(Entries from a dataset)
- - -
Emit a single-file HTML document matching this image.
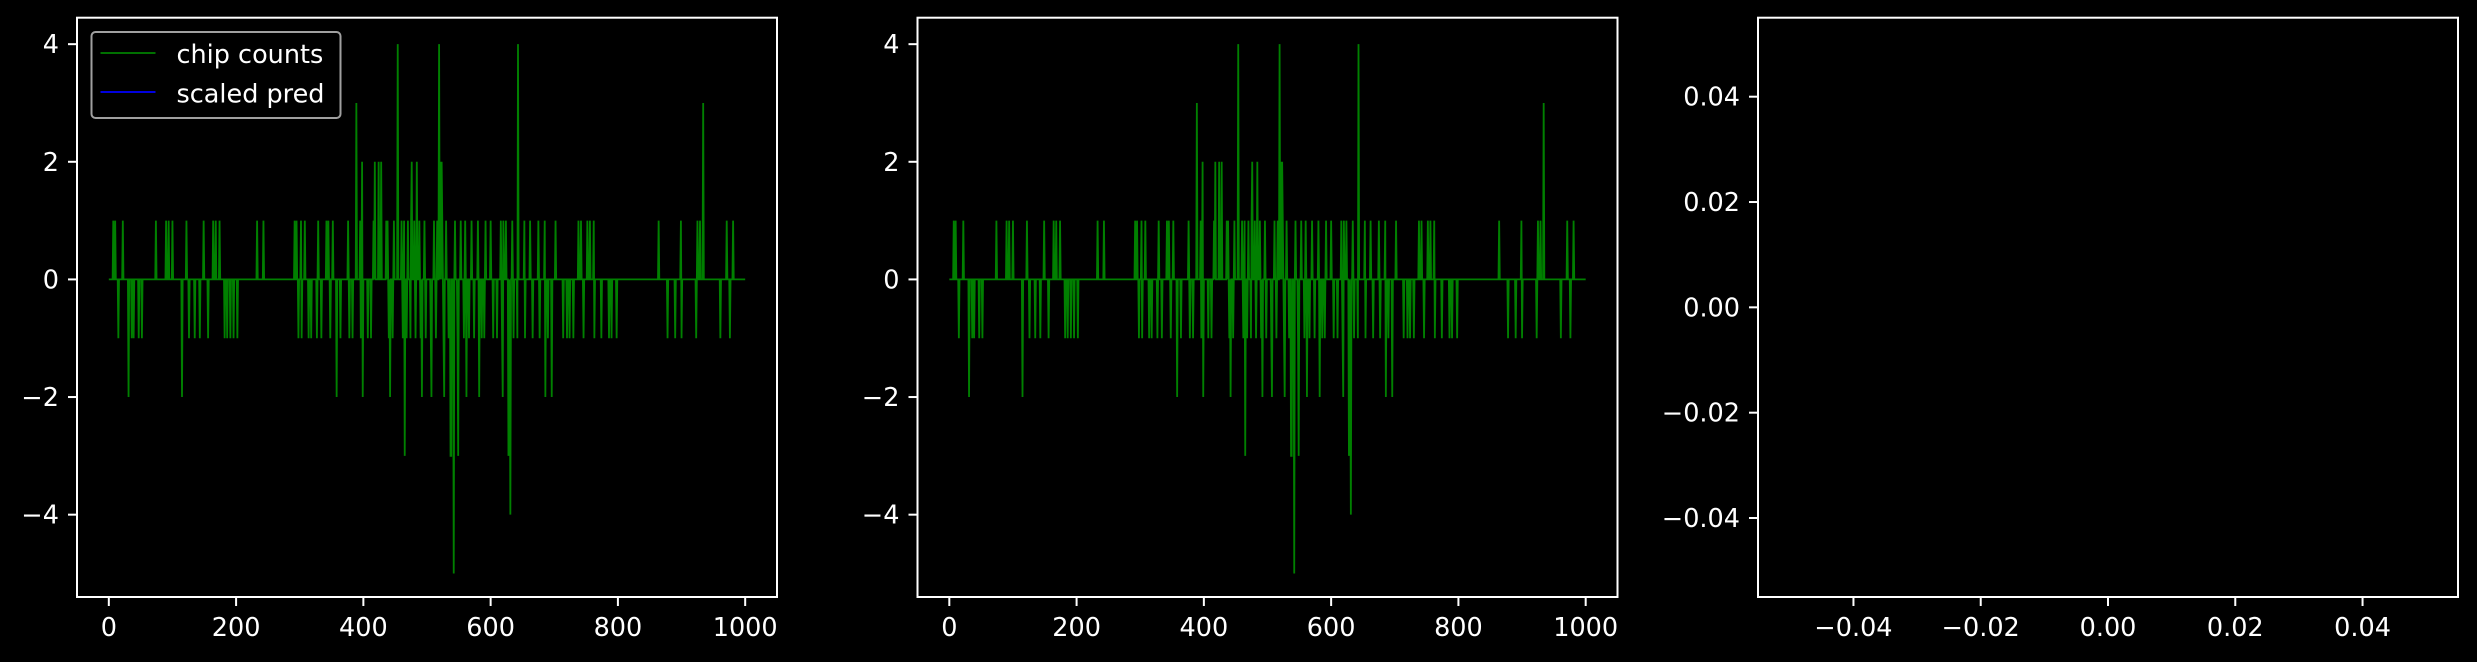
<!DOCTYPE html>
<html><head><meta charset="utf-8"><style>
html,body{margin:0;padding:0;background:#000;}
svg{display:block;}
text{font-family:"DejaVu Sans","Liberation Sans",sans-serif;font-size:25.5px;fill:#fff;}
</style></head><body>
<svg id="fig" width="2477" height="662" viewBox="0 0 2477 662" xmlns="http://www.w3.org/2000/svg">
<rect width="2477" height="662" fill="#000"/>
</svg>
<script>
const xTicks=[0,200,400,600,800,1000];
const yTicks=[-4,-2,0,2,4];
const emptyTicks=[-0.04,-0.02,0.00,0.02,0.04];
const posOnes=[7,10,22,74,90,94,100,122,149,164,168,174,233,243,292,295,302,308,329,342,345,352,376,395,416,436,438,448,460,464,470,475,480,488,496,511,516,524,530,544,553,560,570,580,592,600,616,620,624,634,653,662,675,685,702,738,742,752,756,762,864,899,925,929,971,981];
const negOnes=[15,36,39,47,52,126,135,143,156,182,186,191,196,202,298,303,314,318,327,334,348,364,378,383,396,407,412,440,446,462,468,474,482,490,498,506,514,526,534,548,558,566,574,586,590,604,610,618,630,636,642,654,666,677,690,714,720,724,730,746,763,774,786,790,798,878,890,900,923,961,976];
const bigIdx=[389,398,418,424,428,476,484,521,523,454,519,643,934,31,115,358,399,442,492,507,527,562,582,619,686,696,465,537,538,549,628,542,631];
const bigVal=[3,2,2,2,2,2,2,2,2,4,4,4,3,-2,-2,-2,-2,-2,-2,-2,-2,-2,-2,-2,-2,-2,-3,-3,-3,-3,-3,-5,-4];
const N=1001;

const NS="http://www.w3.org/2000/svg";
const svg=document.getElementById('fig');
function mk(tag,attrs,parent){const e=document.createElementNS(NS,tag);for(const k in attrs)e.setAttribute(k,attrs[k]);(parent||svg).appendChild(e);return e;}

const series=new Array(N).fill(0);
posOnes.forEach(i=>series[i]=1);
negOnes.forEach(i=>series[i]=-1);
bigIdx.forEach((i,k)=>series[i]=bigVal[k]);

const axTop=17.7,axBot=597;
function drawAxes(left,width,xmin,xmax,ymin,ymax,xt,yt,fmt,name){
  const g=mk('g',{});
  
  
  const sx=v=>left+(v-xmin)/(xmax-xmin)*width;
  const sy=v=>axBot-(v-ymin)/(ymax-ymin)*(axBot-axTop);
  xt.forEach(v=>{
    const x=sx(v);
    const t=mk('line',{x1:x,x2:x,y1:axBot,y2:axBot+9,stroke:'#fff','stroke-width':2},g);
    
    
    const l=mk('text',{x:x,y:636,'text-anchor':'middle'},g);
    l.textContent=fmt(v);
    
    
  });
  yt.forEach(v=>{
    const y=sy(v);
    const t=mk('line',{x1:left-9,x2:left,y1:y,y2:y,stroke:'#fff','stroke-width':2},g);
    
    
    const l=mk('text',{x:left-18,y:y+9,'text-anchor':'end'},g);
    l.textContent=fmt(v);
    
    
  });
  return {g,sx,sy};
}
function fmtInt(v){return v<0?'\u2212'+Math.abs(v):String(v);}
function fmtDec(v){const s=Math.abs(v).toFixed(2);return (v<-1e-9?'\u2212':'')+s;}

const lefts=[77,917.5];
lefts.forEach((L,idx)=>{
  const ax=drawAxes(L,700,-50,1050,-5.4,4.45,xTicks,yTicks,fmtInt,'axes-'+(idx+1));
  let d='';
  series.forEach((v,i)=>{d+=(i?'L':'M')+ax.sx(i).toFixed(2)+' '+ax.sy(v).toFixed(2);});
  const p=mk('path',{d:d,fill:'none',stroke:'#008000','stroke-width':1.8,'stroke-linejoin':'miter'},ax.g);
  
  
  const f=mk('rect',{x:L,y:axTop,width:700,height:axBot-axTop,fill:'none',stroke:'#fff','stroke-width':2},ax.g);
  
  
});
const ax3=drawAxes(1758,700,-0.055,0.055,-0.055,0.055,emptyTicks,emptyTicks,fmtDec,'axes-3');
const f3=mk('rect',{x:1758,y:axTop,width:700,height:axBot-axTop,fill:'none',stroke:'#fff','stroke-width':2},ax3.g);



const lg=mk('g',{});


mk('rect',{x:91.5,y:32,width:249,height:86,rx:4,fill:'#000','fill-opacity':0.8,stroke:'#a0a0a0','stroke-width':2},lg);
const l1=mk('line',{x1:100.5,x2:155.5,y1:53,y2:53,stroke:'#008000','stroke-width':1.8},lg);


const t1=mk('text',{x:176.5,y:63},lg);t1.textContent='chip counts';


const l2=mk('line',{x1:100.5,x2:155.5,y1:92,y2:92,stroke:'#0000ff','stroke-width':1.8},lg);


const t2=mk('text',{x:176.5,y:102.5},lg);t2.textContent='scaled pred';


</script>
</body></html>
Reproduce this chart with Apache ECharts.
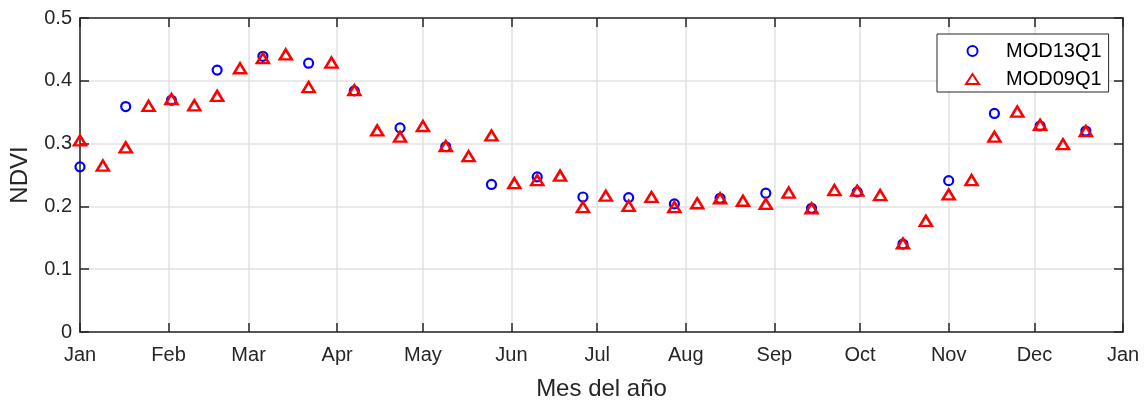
- - -
Give back every line exactly as it stands, pictures excluded.

> [COMPLETED TASK]
Emit a single-file HTML document matching this image.
<!DOCTYPE html>
<html><head><meta charset="utf-8"><style>
html,body{margin:0;padding:0;background:#000;}
svg{display:block;}
text{font-family:"DejaVu Sans","Liberation Sans",sans-serif;font-size:25.5px;fill:#fff;}
</style></head><body>
<svg id="fig" width="2477" height="662" viewBox="0 0 2477 662" xmlns="http://www.w3.org/2000/svg">
<rect width="2477" height="662" fill="#000"/>
</svg>
<script>
const xTicks=[0,200,400,600,800,1000];
const yTicks=[-4,-2,0,2,4];
const emptyTicks=[-0.04,-0.02,0.00,0.02,0.04];
const posOnes=[7,10,22,74,90,94,100,122,149,164,168,174,233,243,292,295,302,308,329,342,345,352,376,395,416,436,438,448,460,464,470,475,480,488,496,511,516,524,530,544,553,560,570,580,592,600,616,620,624,634,653,662,675,685,702,738,742,752,756,762,864,899,925,929,971,981];
const negOnes=[15,36,39,47,52,126,135,143,156,182,186,191,196,202,298,303,314,318,327,334,348,364,378,383,396,407,412,440,446,462,468,474,482,490,498,506,514,526,534,548,558,566,574,586,590,604,610,618,630,636,642,654,666,677,690,714,720,724,730,746,763,774,786,790,798,878,890,900,923,961,976];
const bigIdx=[389,398,418,424,428,476,484,521,523,454,519,643,934,31,115,358,399,442,492,507,527,562,582,619,686,696,465,537,538,549,628,542,631];
const bigVal=[3,2,2,2,2,2,2,2,2,4,4,4,3,-2,-2,-2,-2,-2,-2,-2,-2,-2,-2,-2,-2,-2,-3,-3,-3,-3,-3,-5,-4];
const N=1001;

const NS="http://www.w3.org/2000/svg";
const svg=document.getElementById('fig');
function mk(tag,attrs,parent){const e=document.createElementNS(NS,tag);for(const k in attrs)e.setAttribute(k,attrs[k]);(parent||svg).appendChild(e);return e;}

const series=new Array(N).fill(0);
posOnes.forEach(i=>series[i]=1);
negOnes.forEach(i=>series[i]=-1);
bigIdx.forEach((i,k)=>series[i]=bigVal[k]);

const axTop=17.7,axBot=597;
function drawAxes(left,width,xmin,xmax,ymin,ymax,xt,yt,fmt,name){
  const g=mk('g',{});
  
  
  const sx=v=>left+(v-xmin)/(xmax-xmin)*width;
  const sy=v=>axBot-(v-ymin)/(ymax-ymin)*(axBot-axTop);
  xt.forEach(v=>{
    const x=sx(v);
    const t=mk('line',{x1:x,x2:x,y1:axBot,y2:axBot+9,stroke:'#fff','stroke-width':2},g);
    
    
    const l=mk('text',{x:x,y:636,'text-anchor':'middle'},g);
    l.textContent=fmt(v);
    
    
  });
  yt.forEach(v=>{
    const y=sy(v);
    const t=mk('line',{x1:left-9,x2:left,y1:y,y2:y,stroke:'#fff','stroke-width':2},g);
    
    
    const l=mk('text',{x:left-18,y:y+9,'text-anchor':'end'},g);
    l.textContent=fmt(v);
    
    
  });
  return {g,sx,sy};
}
function fmtInt(v){return v<0?'\u2212'+Math.abs(v):String(v);}
function fmtDec(v){const s=Math.abs(v).toFixed(2);return (v<-1e-9?'\u2212':'')+s;}

const lefts=[77,917.5];
lefts.forEach((L,idx)=>{
  const ax=drawAxes(L,700,-50,1050,-5.4,4.45,xTicks,yTicks,fmtInt,'axes-'+(idx+1));
  let d='';
  series.forEach((v,i)=>{d+=(i?'L':'M')+ax.sx(i).toFixed(2)+' '+ax.sy(v).toFixed(2);});
  const p=mk('path',{d:d,fill:'none',stroke:'#008000','stroke-width':1.8,'stroke-linejoin':'miter'},ax.g);
  
  
  const f=mk('rect',{x:L,y:axTop,width:700,height:axBot-axTop,fill:'none',stroke:'#fff','stroke-width':2},ax.g);
  
  
});
const ax3=drawAxes(1758,700,-0.055,0.055,-0.055,0.055,emptyTicks,emptyTicks,fmtDec,'axes-3');
const f3=mk('rect',{x:1758,y:axTop,width:700,height:axBot-axTop,fill:'none',stroke:'#fff','stroke-width':2},ax3.g);



const lg=mk('g',{});


mk('rect',{x:91.5,y:32,width:249,height:86,rx:4,fill:'#000','fill-opacity':0.8,stroke:'#a0a0a0','stroke-width':2},lg);
const l1=mk('line',{x1:100.5,x2:155.5,y1:53,y2:53,stroke:'#008000','stroke-width':1.8},lg);


const t1=mk('text',{x:176.5,y:63},lg);t1.textContent='chip counts';


const l2=mk('line',{x1:100.5,x2:155.5,y1:92,y2:92,stroke:'#0000ff','stroke-width':1.8},lg);


const t2=mk('text',{x:176.5,y:102.5},lg);t2.textContent='scaled pred';


</script>
</body></html>
Reproduce this chart with Apache ECharts.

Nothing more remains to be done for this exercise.